Dalam pertemuan tersebut, hadir langsung dari pihak LFP: Ricardo (Direktur Kompetisi), Adolfo Bara Negro (General Manager Marketing & Sale), Fernando Sanz (General Director of Middle East & North Africa) dan Marta Verano Tacoronte (staf Department of Marketing). Beberapa hal penting yang bisa diambil pengalamannya bagi Indonesia adalah sebagai berikut seperti dilansir situs resmi kemenpora:
1. LFP secara administratif berada di bawah Royal Spanish Football Federation (Real Federation Espanola de Futbol, RFEF) atau PSSI nya Spanyol. Namun demikian, secara regulatif aturan keuangannya tetap tunduk pada hukum dan aturan pemerintah Spanyol.
2. Hubungan LFP dengan pemerintah Spanyol sangat baik, karena satu sama lain selalu intensif mengadakan pertemuan rutin dan juga saling membantu kebutuhan satu sama lain khususnya dalam mendorong kepatuhan pada hukum.
3. LFP sangat strik dan amat sangat ketat dalam masalah pelanggaran hukum soal pengaturan skor. Klub yang terlibat akan diturunkan point-nya, dan pemain atau pelatih dan siapapun saja yang terlibat akan langsung diserahkan kepada pihak kepolisian. Aturan hukum yang sangat ketat ini menyebabkan praktek pengaturan skor di LFP sangat jarang, dan apalagi dengan beratnya tambahan hukuman dari EUFA.

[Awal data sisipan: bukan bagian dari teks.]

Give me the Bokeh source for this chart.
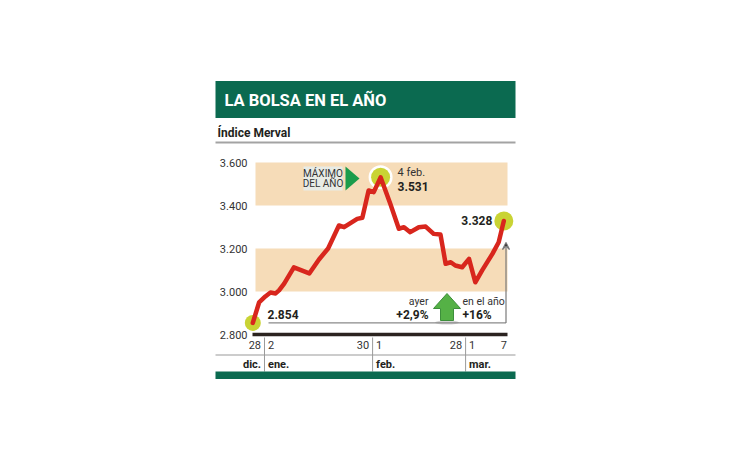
import numpy as np
from bokeh.plotting import figure
from bokeh.models import Range1d, Arrow, VeeHead
from bokeh.core.properties import value
from bokeh.embed import file_html
from bokeh.resources import INLINE

# ---------------- data ----------------
titulo = "LA BOLSA EN EL AÑO"
subtitulo = "Índice Merval"
# position along the session axis (28 dic. = 0 ... 7 mar. = 44)
dia = [0.0, 1.1, 2.2, 3.1, 4.0, 4.6, 5.5, 7.2, 9.9, 11.6,
       13.2, 15.1, 16.0, 18.3, 19.2, 20.3, 21.2, 22.4, 24.1, 25.6,
       26.5, 27.6, 29.1, 30.3, 31.7, 32.9, 33.8, 34.7, 35.5, 36.7,
       37.9, 39.0, 40.2, 42.0, 43.1, 44.0]
merval = [2854, 2949, 2977, 2995, 2991, 3005, 3037, 3112, 3084, 3149,
          3200, 3307, 3299, 3338, 3343, 3470, 3462, 3531, 3408, 3292,
          3299, 3276, 3299, 3302, 3268, 3265, 3129, 3136, 3121, 3113,
          3152, 3043, 3098, 3175, 3229, 3328]
y_ticks = [2800, 3000, 3200, 3400, 3600]
banda_inf = [3000, 3400]
banda_sup = [3200, 3600]
limites_mes = [2.05, 21.0, 37.3]          # month boundaries on the session axis
dias_antes = ["28", "30", "28"]            # last tick label before each boundary
dias_despues = ["2", "1", "1"]             # first tick label after each boundary
dia_final = "7"
meses_antes = ["dic."]
meses_despues = ["ene.", "feb.", "mar."]
fecha_max = "4 feb."
max_txt = "MÁXIMO"
max_txt2 = "DEL AÑO"
ayer_txt, ayer_var = "ayer", "+2,9%"
anio_txt, anio_var = "en el año", "+16%"


def fmt(v):
    return f"{v:,}".replace(",", ".")


# ---------------- layout (pixel <-> data) ----------------
W, H = 730, 460
X0, SX = 252.3, 5.705     # px of dia=0, px per unit
Y0, SY = 334.0, 0.215     # px of 2800, px per point


def X(px):
    return (px - X0) / SX


def Y(py):
    return y_ticks[0] + (Y0 - py) / SY


FONT = value("Roboto")
GREEN = "#0b6a50"
TAN = "#f6dcb8"
RED = "#d8261d"
YEL = "#c9d334"
DARK = "#231f20"

p = figure(width=W, height=H, x_range=Range1d(X(0), X(W)), y_range=Range1d(Y(H), Y(0)),
           x_axis_type=None, y_axis_type=None, toolbar_location=None,
           output_backend="svg", min_border=0, outline_line_color=None)
p.grid.visible = False
p.background_fill_color = "white"
p.border_fill_color = "white"

# title bar
p.quad(left=X(215), right=X(515), top=Y(80.5), bottom=Y(117.5), fill_color=GREEN, line_color=None)
p.text(x=[X(224)], y=[Y(99.5)], text=[titulo], text_color="white", text_font=FONT,
       text_font_style="bold", text_font_size="16.5px", text_baseline="middle")
p.text(x=[X(217)], y=[Y(132.5)], text=[subtitulo], text_color=DARK, text_font=FONT,
       text_font_style="bold", text_font_size="12px", text_baseline="middle")
p.segment(x0=[X(215)], x1=[X(515)], y0=[Y(142)], y1=[Y(142)], line_color="#a3a3a3", line_width=2)

# bands
p.quad(left=X(255), right=X(507), bottom=banda_inf, top=banda_sup, fill_color=TAN, line_color=None)

# y tick labels
p.text(x=[X(247)] * len(y_ticks), y=y_ticks, text=[fmt(v) for v in y_ticks], text_color="#333333",
       text_font=FONT, text_font_size="11px", text_align="right", text_baseline="middle")

# base axis line
p.segment(x0=[X(252)], x1=[X(507)], y0=[y_ticks[0]], y1=[y_ticks[0]], line_color="#2b2320", line_width=3.5)

# date rows
gap = 3.5 / SX
p.text(x=[b - gap for b in limites_mes], y=[Y(344.5)] * 3, text=dias_antes, text_color="#333333",
       text_font=FONT, text_font_size="11px", text_align="right", text_baseline="middle")
p.text(x=[b + gap for b in limites_mes], y=[Y(344.5)] * 3, text=dias_despues, text_color="#333333",
       text_font=FONT, text_font_size="11px", text_align="left", text_baseline="middle")
p.text(x=[dia[-1]], y=[Y(344.5)], text=[dia_final], text_color="#333333",
       text_font=FONT, text_font_size="11px", text_align="center", text_baseline="middle")
p.segment(x0=limites_mes, x1=limites_mes, y0=[Y(337)] * 3, y1=[Y(371)] * 3, line_color="#9a9a9a", line_width=1)
p.segment(x0=[X(215)], x1=[X(515)], y0=[Y(354.5)], y1=[Y(354.5)], line_color="#9a9a9a", line_width=1.2)
p.text(x=[limites_mes[0] - gap], y=[Y(364)], text=meses_antes, text_color=DARK, text_font=FONT,
       text_font_style="bold", text_font_size="11px", text_align="right", text_baseline="middle")
p.text(x=[b + gap for b in limites_mes], y=[Y(364)] * 3, text=meses_despues, text_color=DARK, text_font=FONT,
       text_font_style="bold", text_font_size="11px", text_align="left", text_baseline="middle")
p.quad(left=X(215), right=X(515), top=Y(371), bottom=Y(378.5), fill_color=GREEN, line_color=None)

# bracket from the year's start to the latest value
x_br = X(505.5)
p.segment(x0=[X(268)], x1=[x_br], y0=[merval[0]], y1=[merval[0]], line_color="#8a8a8a", line_width=1.2)
p.add_layout(Arrow(end=VeeHead(size=7, line_color="#7a7a7a", line_width=1.2),
                   x_start=x_br, y_start=merval[0], x_end=x_br, y_end=merval[-1] - 100,
                   line_color="#7a7a7a", line_width=1.2))

# markers
i_max = int(np.argmax(merval))
p.scatter(x=[dia[i_max]], y=[merval[i_max]], size=24, fill_color="white", line_color=None)
p.scatter(x=[dia[0], dia[i_max], dia[-1]], y=[merval[0], merval[i_max], merval[-1]],
          size=[16, 19, 19], fill_color=YEL, line_color=None)

# series line
p.line(x=dia, y=merval, line_color=RED, line_width=4.5, line_join="round", line_cap="round")

# value labels
p.text(x=[X(267)], y=[merval[0] + 8.5 / SY], text=[fmt(merval[0])], text_color=DARK, text_font=FONT,
       text_font_style="bold", text_font_size="12px", text_baseline="middle")
p.text(x=[dia[i_max] + 17 / SX], y=[merval[i_max] + 4.5 / SY], text=[fecha_max], text_color="#333333",
       text_font=FONT, text_font_size="11px", text_baseline="middle")
p.text(x=[dia[i_max] + 17 / SX], y=[merval[i_max] - 9 / SY], text=[fmt(merval[i_max])], text_color=DARK,
       text_font=FONT, text_font_style="bold", text_font_size="12px", text_baseline="middle")
p.text(x=[dia[-1] - 11.5 / SX], y=[merval[-1]], text=[fmt(merval[-1])], text_color=DARK, text_font=FONT,
       text_font_style="bold", text_font_size="12px", text_align="right", text_baseline="middle")

# "MÁXIMO DEL AÑO" box with green pointer
p.quad(left=X(303), right=X(342), top=Y(166), bottom=Y(190), fill_color="#e8ebe5", line_color=None)
p.text(x=[X(322.5)] * 2, y=[Y(172.5), Y(183)], text=[max_txt, max_txt2], text_color="#333333",
       text_font=FONT, text_font_size="10px", text_align="center", text_baseline="middle")
p.patch(x=[X(345), X(345), X(359)], y=[Y(166), Y(190), Y(178)], fill_color="#1b9c4b", line_color=None)

# daily / yearly change
p.text(x=[X(428)], y=[Y(301)], text=[ayer_txt], text_color="#333333", text_font=FONT,
       text_font_size="10.5px", text_align="right", text_baseline="middle")
p.text(x=[X(428)], y=[Y(314.5)], text=[ayer_var], text_color=DARK, text_font=FONT,
       text_font_style="bold", text_font_size="12px", text_align="right", text_baseline="middle")
p.text(x=[X(462)], y=[Y(301)], text=[anio_txt], text_color="#333333", text_font=FONT,
       text_font_size="10.5px", text_align="left", text_baseline="middle")
p.text(x=[X(462)], y=[Y(314.5)], text=[anio_var], text_color=DARK, text_font=FONT,
       text_font_style="bold", text_font_size="12px", text_align="left", text_baseline="middle")
p.ellipse(x=[X(446.5)], y=[Y(322)], width=24 / SX, height=4 / SY, fill_color="#888888",
          fill_alpha=0.35, line_color=None)
ax = [446.5, 460, 453, 453, 440, 440, 433]
ay = [293, 308, 308, 320, 320, 308, 308]
p.patch(x=[X(v) for v in ax], y=[Y(v) for v in ay], fill_color="#55b146", line_color="#3d8f3b", line_width=1)

open("out.html", "w").write(file_html(p, INLINE))
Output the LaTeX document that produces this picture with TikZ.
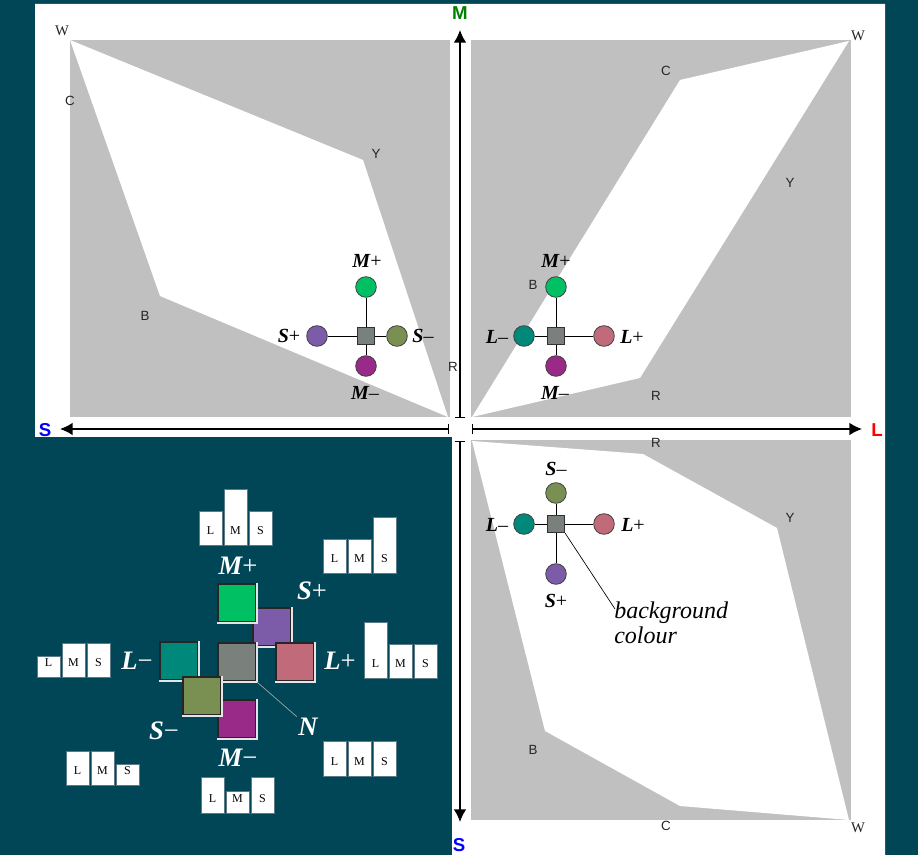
\documentclass[tikz,border=0pt]{standalone}
\usepackage{fontspec}
\setmainfont{Liberation Serif}
\setsansfont{Liberation Sans}
\usetikzlibrary{arrows.meta}
\definecolor{deepteal}{RGB}{0,70,86}
\definecolor{panelgray}{RGB}{192,192,192}
\definecolor{cMp}{RGB}{0,192,100}
\definecolor{cMm}{RGB}{153,42,136}
\definecolor{cSp}{RGB}{124,92,168}
\definecolor{cSm}{RGB}{122,144,82}
\definecolor{cLm}{RGB}{0,136,122}
\definecolor{cLp}{RGB}{192,106,122}
\definecolor{cN}{RGB}{122,128,124}
\definecolor{axisgreen}{RGB}{0,128,0}
\definecolor{barline}{RGB}{90,122,136}
\begin{document}
\begin{tikzpicture}[x=0.75pt,y=-0.75pt,
  axis/.style={line width=1.1pt,{Bar[width=8pt,line width=0.8pt]}-{Latex[length=9.5pt,width=9.5pt]}},
  axlab/.style={font=\sffamily\bfseries\fontsize{14}{16}\selectfont,inner sep=0pt},
  corner/.style={font=\sffamily\fontsize{10}{12}\selectfont,text=black!85,inner sep=0pt},
  dot/.style={circle,draw=black!75,line width=0.6pt,minimum size=15.5pt,inner sep=0pt},
  ctr/.style={rectangle,draw=black!80,line width=0.6pt,fill=cN,minimum size=13pt,inner sep=0pt},
  spoke/.style={line width=0.7pt},
  pole/.style={font=\fontsize{15}{17}\selectfont,inner sep=0pt},
  bigpole/.style={font=\fontsize{20}{22}\selectfont,text=white,inner sep=0pt},
  legsq/.style={rectangle,draw=black!85,line width=1.3pt,minimum size=29pt,inner sep=0pt},
  litedge/.style={draw=gray!20,line width=1.3pt},
  barbox/.style={fill=white,draw=barline,line width=0.6pt},
  bartext/.style={font=\fontsize{9}{10}\selectfont,inner sep=0pt}]
  \newcommand{\poleLab}[2]{{\bfseries\itshape #1}#2}
  \newcommand{\lmsBars}[6]{
    \foreach \c/\h [count=\i from 0] in {L/#4,M/#5,S/#6}{
      \filldraw[barbox] (#2+25*\i,#3) rectangle ++(23,-\h);
      \node[bartext] (#1\c) at (#2+25*\i+11.5,#3-14) {\c};
    }
  }
  \useasboundingbox (0,0) rectangle (918,855);
  \fill[deepteal] (0,0) rectangle (918,855);
  \fill[white] (35,4) -- (885,4) -- (885,855) -- (452,855) -- (452,437) -- (35,437) -- cycle;
  % panels
  \fill[panelgray] (70,40) rectangle (450,417);
  \fill[panelgray] (471,40) rectangle (851,417);
  \fill[panelgray] (471,440) rectangle (851,820);
  \fill[white] (70,40) -- (363,160) -- (448,417) -- (160,296) -- cycle;
  \fill[white] (849,41) -- (680,80) -- (472,417) -- (640,378) -- cycle;
  \fill[white] (472,441) -- (643,454) -- (777,528) -- (849,820) -- (680,806) -- (545,731) -- cycle;
  \node[corner,font=\fontsize{11}{12}\selectfont] (tlW) at (62,31) {W};
  \node[corner] (tlC) at (70,101) {C};
  \node[corner] (tlY) at (376,154) {Y};
  \node[corner] (tlB) at (145,316) {B};
  \node[corner] (tlR) at (453,367) {R};
  \node[corner,font=\fontsize{11}{12}\selectfont] (trW) at (858,36) {W};
  \node[corner] (trC) at (666,71) {C};
  \node[corner] (trY) at (790,183) {Y};
  \node[corner] (trB) at (533,285) {B};
  \node[corner] (trR) at (656,396) {R};
  \node[corner] (brR) at (656,443) {R};
  \node[corner] (brY) at (790,518) {Y};
  \node[corner] (brB) at (533,750) {B};
  \node[corner] (brC) at (666,826) {C};
  \node[corner,font=\fontsize{11}{12}\selectfont] (brW) at (858,828) {W};
  % axes
  \coordinate (upFoot) at (460,418);
  \coordinate (upTip) at (460,30);
  \coordinate (leftFoot) at (449,429);
  \coordinate (leftTip) at (60,429);
  \coordinate (rightFoot) at (472,429);
  \coordinate (rightTip) at (862,429);
  \coordinate (downFoot) at (460,441);
  \coordinate (downTip) at (460,822);
  \draw[axis] (upFoot) -- (upTip);
  \draw[axis] (leftFoot) -- (leftTip);
  \draw[axis] (rightFoot) -- (rightTip);
  \draw[axis] (downFoot) -- (downTip);
  \node[axlab,text=axisgreen] (mAx) at (460,13) {M};
  \node[axlab,text=blue] (sAxL) at (45,430) {S};
  \node[axlab,text=red] (lAx) at (877,430) {L};
  \node[axlab,text=blue] (sAxD) at (459,845) {S};
  % top-left cross
  \node[ctr] (tlN) at (366,336) {};
  \node[dot,fill=cMp] (tlMp) at (366,287) {};
  \node[dot,fill=cMm] (tlMm) at (366,366) {};
  \node[dot,fill=cSp] (tlSp) at (317,336) {};
  \node[dot,fill=cSm] (tlSm) at (397,336) {};
  \draw[spoke] (tlN) -- (tlMp) (tlN) -- (tlMm) (tlN) -- (tlSp) (tlN) -- (tlSm);
  \node[pole] (tlMpLab) at (367,261) {\poleLab{M}{+}};
  \node[pole] (tlMmLab) at (365,393) {\poleLab{M}{–}};
  \node[pole] (tlSpLab) at (289,336) {\poleLab{S}{+}};
  \node[pole] (tlSmLab) at (423,336) {\poleLab{S}{–}};
  % top-right cross
  \node[ctr] (trN) at (556,336) {};
  \node[dot,fill=cMp] (trMp) at (556,287) {};
  \node[dot,fill=cMm] (trMm) at (556,366) {};
  \node[dot,fill=cLm] (trLm) at (524,336) {};
  \node[dot,fill=cLp] (trLp) at (604,336) {};
  \draw[spoke] (trN) -- (trMp) (trN) -- (trMm) (trN) -- (trLm) (trN) -- (trLp);
  \node[pole] (trMpLab) at (556,261) {\poleLab{M}{+}};
  \node[pole] (trMmLab) at (555,393) {\poleLab{M}{–}};
  \node[pole] (trLmLab) at (497,337) {\poleLab{L}{–}};
  \node[pole] (trLpLab) at (632,337) {\poleLab{L}{+}};
  % bottom-right cross
  \node[ctr] (brN) at (556,524) {};
  \node[dot,fill=cSm] (brSm) at (556,493) {};
  \node[dot,fill=cSp] (brSp) at (556,574) {};
  \node[dot,fill=cLm] (brLm) at (524,524) {};
  \node[dot,fill=cLp] (brLp) at (604,524) {};
  \draw[spoke] (brN) -- (brSm) (brN) -- (brSp) (brN) -- (brLm) (brN) -- (brLp);
  \node[pole] (brSmLab) at (556,469) {\poleLab{S}{–}};
  \node[pole] (brSpLab) at (556,601) {\poleLab{S}{+}};
  \node[pole] (brLmLab) at (497,525) {\poleLab{L}{–}};
  \node[pole] (brLpLab) at (633,525) {\poleLab{L}{+}};
  \coordinate (bgTip) at (615,609);
  \draw[line width=0.5pt] (brN.south east) -- (bgTip);
  \node[anchor=base west,font=\itshape\fontsize{18}{19}\selectfont,inner sep=0pt] (bgNoteA) at (614,618) {background};
  \node[anchor=base west,font=\itshape\fontsize{18}{19}\selectfont,inner sep=0pt] (bgNoteB) at (614,643) {colour};
  % legend
  \foreach \nm/\col/\pos in {lgSp/cSp/{272,627},lgMp/cMp/{237,603},lgN/cN/{237,662},lgLp/cLp/{295,662},lgLm/cLm/{179,661},lgMm/cMm/{237,719},lgSm/cSm/{202,696}}{
    \node[legsq,fill=\col] (\nm) at (\pos) {};
    \draw[litedge] (\nm.north east) -- (\nm.south east) -- (\nm.south west);
  }
  \node[bigpole] (lgMpLab) at (238,566) {\poleLab{M}{+}};
  \node[bigpole] (lgSpLab) at (312,591) {\poleLab{S}{+}};
  \node[bigpole] (lgLpLab) at (340,661) {\poleLab{L}{+}};
  \node[bigpole] (lgLmLab) at (137,661) {\poleLab{L}{−}};
  \node[bigpole] (lgSmLab) at (164,731) {\poleLab{S}{−}};
  \node[bigpole] (lgMmLab) at (238,758) {\poleLab{M}{−}};
  \node[bigpole,inner sep=1pt] (lgNLab) at (308,727) {\poleLab{N}{}};
  \draw[gray!70,line width=0.5pt] (lgN.south east) -- (lgNLab.north west);
  \lmsBars{mpBar}{199}{545}{34}{56}{34}
  \lmsBars{spBar}{323}{573}{34}{34}{56}
  \lmsBars{lpBar}{364}{678}{56}{34}{34}
  \lmsBars{lmBar}{37}{677}{21}{34}{34}
  \lmsBars{smBar}{66}{785}{34}{34}{21}
  \lmsBars{mmBar}{201}{813}{36}{22}{36}
  \lmsBars{nBar}{323}{776}{35}{35}{35}
\end{tikzpicture}
\end{document}
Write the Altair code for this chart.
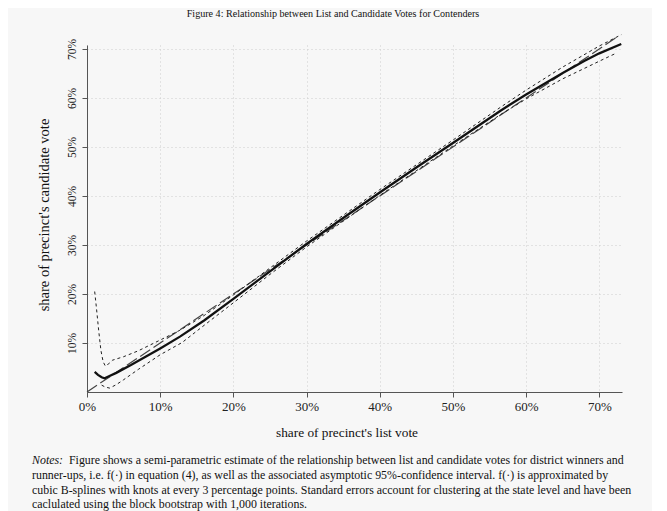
import altair as alt
import pandas as pd

# ---- data (percent units) ----
est_x = [1.05, 1.5, 2.0, 2.4, 3.0, 4.0, 6.0, 8.0, 10.0, 12.7, 16, 20, 25, 30, 35, 40, 45, 50, 56.5, 60, 65, 68, 70, 73]
est_y = [4.1, 3.5, 3.0, 2.8, 3.2, 3.9, 5.5, 7.2, 8.9, 11.3, 14.6, 19.0, 24.6, 30.2, 35.5, 40.7, 45.8, 50.8, 57.4, 60.7, 65.1, 67.6, 69.1, 71.0]

up_x = [1.05, 1.3, 1.6, 1.9, 2.2, 2.5, 3.0, 3.5, 5, 7, 10, 12.7, 16, 20, 25, 30, 40, 50, 56.5, 60, 65, 70, 73]
up_y = [20.5, 17.0, 12.5, 8.5, 6.2, 5.3, 5.8, 6.5, 7.2, 8.4, 10.6, 12.6, 15.6, 19.8, 25.3, 30.8, 41.3, 51.4, 58.1, 61.6, 66.3, 70.6, 72.9]

lo_x = [2.0, 2.5, 3.1, 4, 5, 7, 10, 13, 16, 20, 25, 30, 40, 50, 56.5, 60, 65, 70, 72.4]
lo_y = [1.4, 1.0, 0.8, 1.5, 2.5, 4.6, 7.6, 10.1, 13.6, 18.2, 24.0, 29.6, 40.1, 50.2, 56.6, 59.8, 63.9, 67.5, 69.2]

diag_x = [0, 72.6]
diag_y = [0, 72.6]

x_ticks = [0, 10, 20, 30, 40, 50, 60, 70]
y_ticks = [10, 20, 30, 40, 50, 60, 70]

title_text = "Figure 4: Relationship between List and Candidate Votes for Contenders"
x_title = "share of precinct's list vote"
y_title = "share of precinct's candidate vote"
notes_label = "Notes:"
notes_lines = [
    "Figure shows a semi-parametric estimate of the relationship between list and candidate votes for district winners and",
    "runner-ups, i.e. f(·)  in equation (4), as well as the associated asymptotic 95%-confidence interval.  f(·)  is approximated by",
    "cubic B-splines with knots at every 3 percentage points. Standard errors account for clustering at the state level and have been",
    "caclulated using the block bootstrap with 1,000 iterations.",
]

SERIF = "Liberation Serif"
W, H = 535, 347

est_df = pd.DataFrame({"x": est_x, "y": est_y})
up_df = pd.DataFrame({"x": up_x, "y": up_y})
lo_df = pd.DataFrame({"x": lo_x, "y": lo_y})
diag_df = pd.DataFrame({"x": diag_x, "y": diag_y})

xscale = alt.Scale(domain=[0, 73.1], nice=False, zero=False)
yscale = alt.Scale(domain=[0, 70.8], nice=False, zero=False)

GRID = dict(grid=True, gridColor="#cccccc", gridDash=[1, 3], gridWidth=1)
xaxis = alt.Axis(values=x_ticks, labelExpr="datum.value + '%'", title=None,
                 labelFont=SERIF, labelFontSize=13, labelColor="#222",
                 domainColor="#555", tickColor="#555", tickSize=5, labelPadding=3,
                 labelFlush=False, labelOverlap=False, **GRID)
yaxis = alt.Axis(values=y_ticks, labelExpr="datum.value + '%'", title=None,
                 labelFont=SERIF, labelFontSize=11.5, labelColor="#222",
                 labelAngle=270, labelAlign="center", labelBaseline="bottom",
                 domainColor="#555", tickColor="#555", tickSize=5, labelPadding=5,
                 labelFlush=False, labelOverlap=False, **GRID)

def line(df, **kw):
    return alt.Chart(df).mark_line(clip=False, **kw).encode(
        x=alt.X("x:Q", scale=xscale, axis=xaxis),
        y=alt.Y("y:Q", scale=yscale, axis=yaxis),
        order=alt.Order("x:Q"))

diag = line(diag_df, color="#444", strokeWidth=1.2, strokeDash=[12, 4])
upper = line(up_df, color="#222", strokeWidth=1.0, strokeDash=[3, 3])
lower = line(lo_df, color="#222", strokeWidth=1.0, strokeDash=[3, 3])
est = line(est_df, color="#111", strokeWidth=2.3)

def label(text, x, y, size, angle=None, align="center", style=None):
    kw = dict(text=text, font=SERIF, fontSize=size, color="#111", align=align, baseline="middle")
    if angle is not None:
        kw["angle"] = angle
    if style:
        kw["fontStyle"] = style
    return alt.Chart(pd.DataFrame({"t": [text]})).mark_text(**kw).encode(
        x=alt.value(x), y=alt.value(y))

NF = 11.9
texts = [
    label(title_text, 246, -31, 10.1),
    label(x_title, 260, 388, 13.3),
    label(y_title, -42, 170, 14.5, angle=270),
    label(notes_label, -55, 415, NF, align="left", style="italic"),
    label(notes_lines[0], -18, 415, NF, align="left"),
]
for i, t in enumerate(notes_lines[1:]):
    texts.append(label(t, -55, 430 + 14.5 * i, NF, align="left"))

chart = alt.layer(diag, upper, lower, est, *texts).properties(
    width=W, height=H,
    background="#f7f7f7",
    padding={"left": 79, "top": 37, "right": 30, "bottom": 121},
    autosize=alt.AutoSizeParams(type="none"),
).configure_view(stroke=None)

chart.save("out.html", embed_options={"renderer": "svg", "actions": False})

4. LFP dan juga RFEF sangat independen sesuai dengan Statuta FIFA meski tetap tunduk pada hukum nasional setempat. Mereka ini tidak serta merta dikit-dikit untuk selalu berdalih pada Statuta FIFA, karena menurutnya FIFA is not a law maker.
5. Khusus masalah hak siar, LFP melarang adanya hak monopoli, karena semuanya harus dilakukan secara open bidding dan transparan. Pelanggaran atas masalah tersebut dapat membawa pihak stasion televisi yang bersangkutan pada ranah hukum.
6. Searah dengan kemajuan tehnologi informasi, LFP sejak 5 tahun lalu telah menuntut pada seluruh klub anggotanya untuk menggubakan media monitoring yang secara digital tidak hanya bermanfaat untuk memobitor kualitas sistem pelatihan masing-masing klub, juga untuk memonitor jika ditemu kenali kejanggalan gerak gerik pemain dan wasit terhadap kemungkinan dugaan pengaturan skor.
7. LFP sangat mengapresiasi Pemerintah Indonesia jika suatu saat akan mengajak bekerjasama bagi kemajuan prestasi sepakbola di Indonesia.